Ever since the enclosure of the common lands, people have moved into densely populated cities to find work so that they can survive. Housing for workers has been built near places of work to shorten commutes and provide a flexible, easily accessible workforce. 

It is unthinkable for nearly everyone that you could quit your job and finance your way through life, travelling wherever you want to, for any considerable length of time.

The immediate reaction that most people have upon losing their job is trying to find another one, since they have bills to pay. A great deal of people moving around the world is driven by their need to find work, but access to other countries is heavily policed by borders and immigration controls. 

Workers in countries exploited by imperialist nations are forced to remain where they are and take on whatever work is available, no matter how poorly paid it might be.

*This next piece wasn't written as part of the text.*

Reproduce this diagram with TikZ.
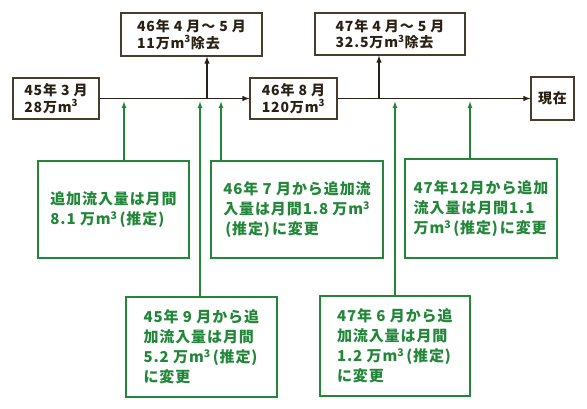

In reality then, the lack of large-scale movement by most people as we currently live is due to constraints that are placed on them by capitalist states. 

With the other option to wage labour being poverty and starvation, at no point did individuals meaningfully choose this way of living.

It’s impossible to know for sure how much more people would move around if they no longer had the constant need to sell their labour to survive.  

Society as it is now is built on the histories of people persecuted by large-scale co-ordinated policies to stop them moving around: vagrants during the transition from feudalism to capitalism and, in more recent times, the Conservative government extending the powers the police have to confiscate the homes of Gypsies, Travellers and Roma people.

Understanding the difference between the actions humans take in a system that compels them to act in certain ways and the actions that they would take if such a system didn’t exist is important. 

One argument often deployed against socialism is that human beings are inherently selfish and thrive on competing against others to survive. 

If economists observe that people compete against others to earn money in a world that forces you to compete against others to sell your labour so that you can eat, they should not mistake this for the natural condition of human beings.

Marx noted that the existence of a reserve army of workers that were unemployed kept competition for jobs high: “The overwork of the employed part of the working class swells the ranks of the reserve, whilst conversely the greater pressure that the latter by its competition exerts on the former, forces these to submit to overwork and to subjugation under the dictates of capital.” 

When scientists observe patterns in human behaviour, they should try to understand these patterns in the context of what choices people could possibly make, rather than assuming that people acted as they did because of some innate human nature. 

The diversity of forms of human society that have existed over history is powerful evidence that capitalism is not an automatic product of human behaviour. 

Despite what some evolutionary psychologists might tell us, there is nothing inevitable about the misery that the majority of people on this planet are forced to live in.